--- BEGIN ---
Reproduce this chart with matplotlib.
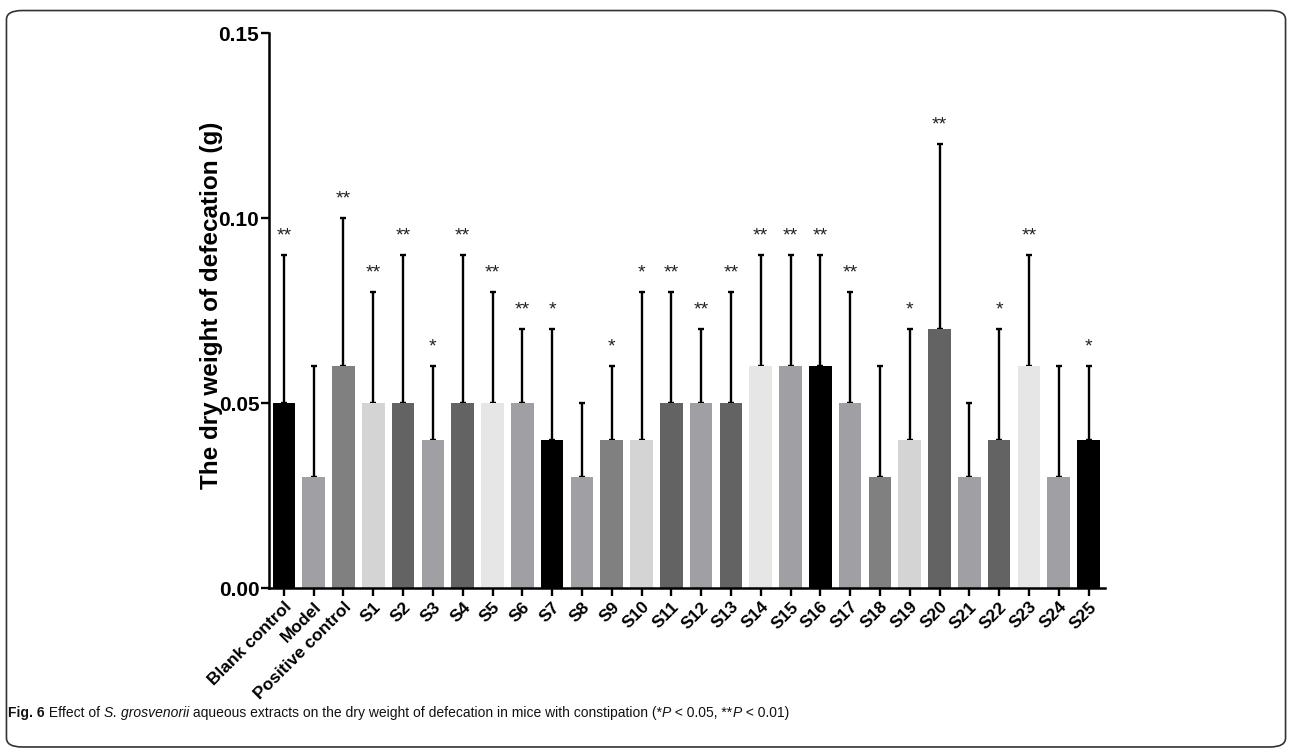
import numpy as np
import matplotlib
matplotlib.use("Agg")
import matplotlib.pyplot as plt
from matplotlib.patches import FancyBboxPatch

plt.rcParams['font.family'] = ['Liberation Sans', 'DejaVu Sans']

# data
groups = ["Blank control", "Model", "Positive control"] + ["S%d" % i for i in range(1, 26)]
means = [0.05, 0.03, 0.06, 0.05, 0.05, 0.04, 0.05, 0.05, 0.05, 0.04,
         0.03, 0.04, 0.04, 0.05, 0.05, 0.05, 0.06, 0.06, 0.06, 0.05,
         0.03, 0.04, 0.07, 0.03, 0.04, 0.06, 0.03, 0.04]
err_top = [0.09, 0.06, 0.10, 0.08, 0.09, 0.06, 0.09, 0.08, 0.07, 0.07,
           0.05, 0.06, 0.08, 0.08, 0.07, 0.08, 0.09, 0.09, 0.09, 0.08,
           0.06, 0.07, 0.12, 0.05, 0.07, 0.09, 0.06, 0.06]
stars = ["**", "", "**", "**", "**", "*", "**", "**", "**", "*",
         "", "*", "*", "**", "**", "**", "**", "**", "**", "**",
         "", "*", "**", "", "*", "**", "", "*"]

palette = ["#000000", "#a0a0a4", "#808080", "#d4d4d4", "#636363",
           "#a0a0a4", "#636363", "#e6e6e6", "#a0a0a4"]

means = np.array(means)
err_top = np.array(err_top)
x = np.arange(len(groups))
colors = [palette[i % len(palette)] for i in range(len(groups))]

fig = plt.figure(figsize=(12.92, 7.53), dpi=100)
ax = fig.add_axes([0.2082, 0.2191, 0.647, 0.737])

ax.errorbar(x, means, yerr=[np.zeros_like(means), err_top - means], fmt="none",
            ecolor="black", elinewidth=1.7, capsize=2.4, capthick=1.7, zorder=1)
ax.bar(x, means, width=0.76, color=colors, edgecolor="none", zorder=2)

for xi, top, s in zip(x, err_top, stars):
    if s:
        ax.text(xi, top + 0.0028, s, ha="center", va="bottom", fontsize=14,
                color="#222222")

ax.set_xlim(-0.5, len(groups) - 0.45)
ax.set_ylim(0, 0.15)
ax.set_yticks([0.00, 0.05, 0.10, 0.15])
ax.set_yticklabels(["0.00", "0.05", "0.10", "0.15"], fontsize=15, fontweight="bold")
ax.set_xticks(x)
ax.set_xticklabels(groups, rotation=45, ha="right", rotation_mode="anchor",
                   fontsize=12.5, fontweight="bold")
ax.tick_params(axis="y", length=6, width=1.7, pad=1)
ax.tick_params(axis="x", length=6, width=1.7, pad=2)
for side in ["top", "right"]:
    ax.spines[side].set_visible(False)
for side in ["left", "bottom"]:
    ax.spines[side].set_linewidth(1.8)

ax.set_ylabel("The dry weight of defecation (g)", fontsize=17.5, fontweight="bold")
ax.yaxis.set_label_coords(-0.055, 0.51)

# rounded frame around the figure
frame = FancyBboxPatch((0.005, 0.008), 0.99, 0.978, boxstyle="round,pad=0,rounding_size=0.012",
                       transform=fig.transFigure, facecolor="none", edgecolor="#333333",
                       linewidth=1.2)
fig.patches.append(frame)

# caption, written piece by piece
pieces = [("Fig. 6", "bold", "normal"), (" Effect of ", "normal", "normal"),
          ("S. grosvenorii", "normal", "italic"),
          (" aqueous extracts on the dry weight of defecation in mice with constipation (*", "normal", "normal"),
          ("P", "normal", "italic"), (" < 0.05, **", "normal", "normal"),
          ("P", "normal", "italic"), (" < 0.01)", "normal", "normal")]
renderer = fig.canvas.get_renderer()
xpos = 8 / 1292
for txt, w, st in pieces:
    t = fig.text(xpos, 1 - 713 / 753, txt, fontsize=10, fontweight=w, fontstyle=st,
                 va="center", ha="left", color="#111111")
    bb = t.get_window_extent(renderer=renderer)
    xpos += bb.width / fig.bbox.width

fig.savefig("out.png", dpi=100)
--- END ---
### WRITTEN EXERCISE
Keep every word of the data as it is when you write it out, but drop the pictures.

### WRITTEN RESPONSE
Reproduce this chart with matplotlib.
import numpy as np
import matplotlib
matplotlib.use("Agg")
import matplotlib.pyplot as plt
from matplotlib.patches import FancyBboxPatch

plt.rcParams['font.family'] = ['Liberation Sans', 'DejaVu Sans']

# data
groups = ["Blank control", "Model", "Positive control"] + ["S%d" % i for i in range(1, 26)]
means = [0.05, 0.03, 0.06, 0.05, 0.05, 0.04, 0.05, 0.05, 0.05, 0.04,
         0.03, 0.04, 0.04, 0.05, 0.05, 0.05, 0.06, 0.06, 0.06, 0.05,
         0.03, 0.04, 0.07, 0.03, 0.04, 0.06, 0.03, 0.04]
err_top = [0.09, 0.06, 0.10, 0.08, 0.09, 0.06, 0.09, 0.08, 0.07, 0.07,
           0.05, 0.06, 0.08, 0.08, 0.07, 0.08, 0.09, 0.09, 0.09, 0.08,
           0.06, 0.07, 0.12, 0.05, 0.07, 0.09, 0.06, 0.06]
stars = ["**", "", "**", "**", "**", "*", "**", "**", "**", "*",
         "", "*", "*", "**", "**", "**", "**", "**", "**", "**",
         "", "*", "**", "", "*", "**", "", "*"]

palette = ["#000000", "#a0a0a4", "#808080", "#d4d4d4", "#636363",
           "#a0a0a4", "#636363", "#e6e6e6", "#a0a0a4"]

means = np.array(means)
err_top = np.array(err_top)
x = np.arange(len(groups))
colors = [palette[i % len(palette)] for i in range(len(groups))]

fig = plt.figure(figsize=(12.92, 7.53), dpi=100)
ax = fig.add_axes([0.2082, 0.2191, 0.647, 0.737])

ax.errorbar(x, means, yerr=[np.zeros_like(means), err_top - means], fmt="none",
            ecolor="black", elinewidth=1.7, capsize=2.4, capthick=1.7, zorder=1)
ax.bar(x, means, width=0.76, color=colors, edgecolor="none", zorder=2)

for xi, top, s in zip(x, err_top, stars):
    if s:
        ax.text(xi, top + 0.0028, s, ha="center", va="bottom", fontsize=14,
                color="#222222")

ax.set_xlim(-0.5, len(groups) - 0.45)
ax.set_ylim(0, 0.15)
ax.set_yticks([0.00, 0.05, 0.10, 0.15])
ax.set_yticklabels(["0.00", "0.05", "0.10", "0.15"], fontsize=15, fontweight="bold")
ax.set_xticks(x)
ax.set_xticklabels(groups, rotation=45, ha="right", rotation_mode="anchor",
                   fontsize=12.5, fontweight="bold")
ax.tick_params(axis="y", length=6, width=1.7, pad=1)
ax.tick_params(axis="x", length=6, width=1.7, pad=2)
for side in ["top", "right"]:
    ax.spines[side].set_visible(False)
for side in ["left", "bottom"]:
    ax.spines[side].set_linewidth(1.8)

ax.set_ylabel("The dry weight of defecation (g)", fontsize=17.5, fontweight="bold")
ax.yaxis.set_label_coords(-0.055, 0.51)

# rounded frame around the figure
frame = FancyBboxPatch((0.005, 0.008), 0.99, 0.978, boxstyle="round,pad=0,rounding_size=0.012",
                       transform=fig.transFigure, facecolor="none", edgecolor="#333333",
                       linewidth=1.2)
fig.patches.append(frame)

# caption, written piece by piece
pieces = [("Fig. 6", "bold", "normal"), (" Effect of ", "normal", "normal"),
          ("S. grosvenorii", "normal", "italic"),
          (" aqueous extracts on the dry weight of defecation in mice with constipation (*", "normal", "normal"),
          ("P", "normal", "italic"), (" < 0.05, **", "normal", "normal"),
          ("P", "normal", "italic"), (" < 0.01)", "normal", "normal")]
renderer = fig.canvas.get_renderer()
xpos = 8 / 1292
for txt, w, st in pieces:
    t = fig.text(xpos, 1 - 713 / 753, txt, fontsize=10, fontweight=w, fontstyle=st,
                 va="center", ha="left", color="#111111")
    bb = t.get_window_extent(renderer=renderer)
    xpos += bb.width / fig.bbox.width

fig.savefig("out.png", dpi=100)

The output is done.